Here comes Parallel Extensions in .NET 4.0 which provides a set of libraries and tools to achieve the above mentioned objectives.This supports two paradigms of parallel computing
- Data Parallelism – This refers to dividing the data across multiple processors for parallel execution.e.g we are processing an array of 1000 elements we can distribute the data between two processors say 500 each.This is supported by the Parallel LINQ (PLINQ) in .NET 4.0
- Task Parallelism – This breaks down the program into multiple tasks which can be parallelized and are executed on different processors.This is supported by Task Parallel Library (TPL) in .NET 4.0
A high level view of this framework is shown below:
The key components are:
- Coordinated Data Structures (CDS) – These are set of APIs added to the BCL which provides a set of thread safe collection classes, lightweight synchronization classes and lazy initializers.The concurrent collections are added in the new System.Collections.Concurrent namespace and others are added to the System.Threading namespace.These are cross cutting components used by the other three as shown in the figure above.

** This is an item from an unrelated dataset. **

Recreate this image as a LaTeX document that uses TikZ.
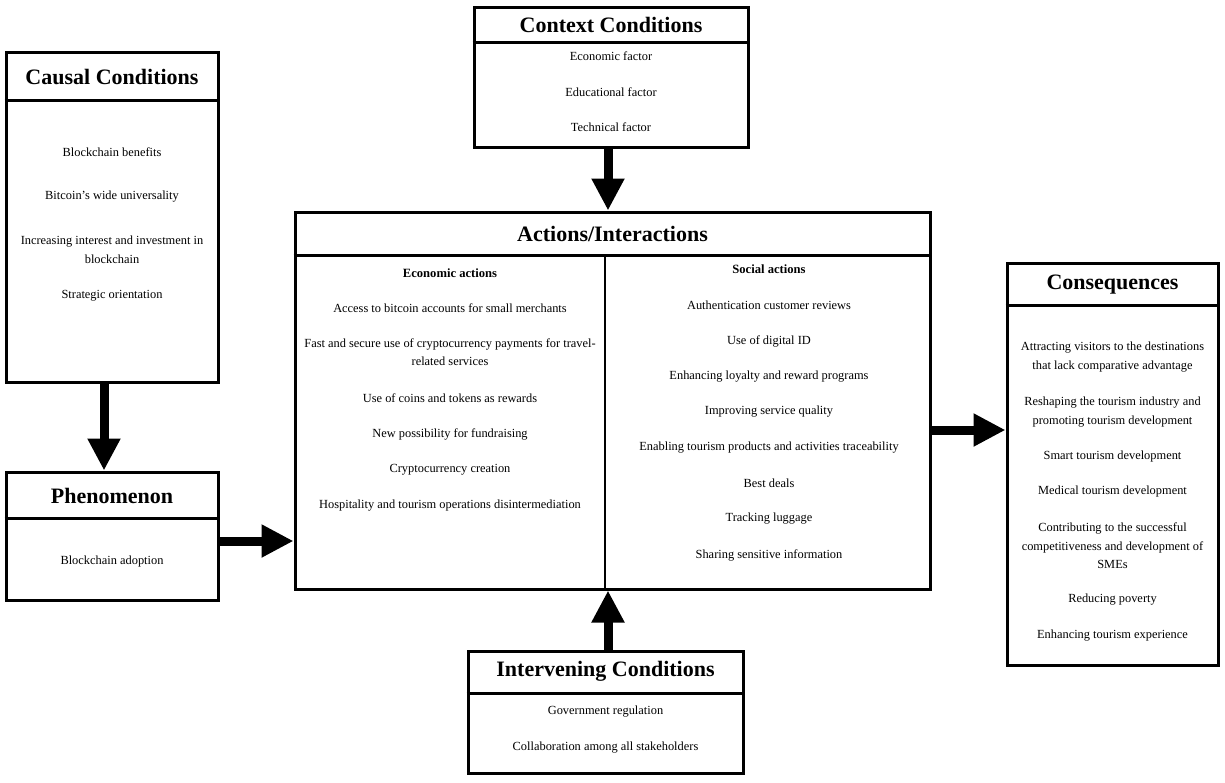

- Scheduler – This is a new Scheduler which is capable of querying the OS and get information about the number of processors, memory architecture of the processors (i.e UMA/NUMA) and accordingly schedule the tasks.This component is used by the Task Parallel Library for task scheduling.This is the component which makes the applications scalable with growing number of cores in the machine.
- Task Parallel Library (TPL) – These are set of APIs present in System.Threading and System.Threading.Task namespace which provides facilities for Task Parallelism.The System.Threading.Parallel class provides a method Invoke which can accept an array of delegates thus enabling parallel execution of multiple methods.The methods Parallel.For and Parallel.ForEach enable parallel execution of loops thus supporting data parallelism.These are used by PLINQ.
- Parallel LINQ (PLINQ) – PLINQ provides a parallel implementation of LINQ and supports all the standard query operators.This is achieved by the System.Linq.ParallelEnumerable class which provides a set of extension methods on IEnumerable interface.Developers can opt-in for parallelism by invoking the AsParallel method of ParallelEnumerable class on the data source.Using PLINQ we can combine sequential and parallel queries and it also supports ordered/unordered execution.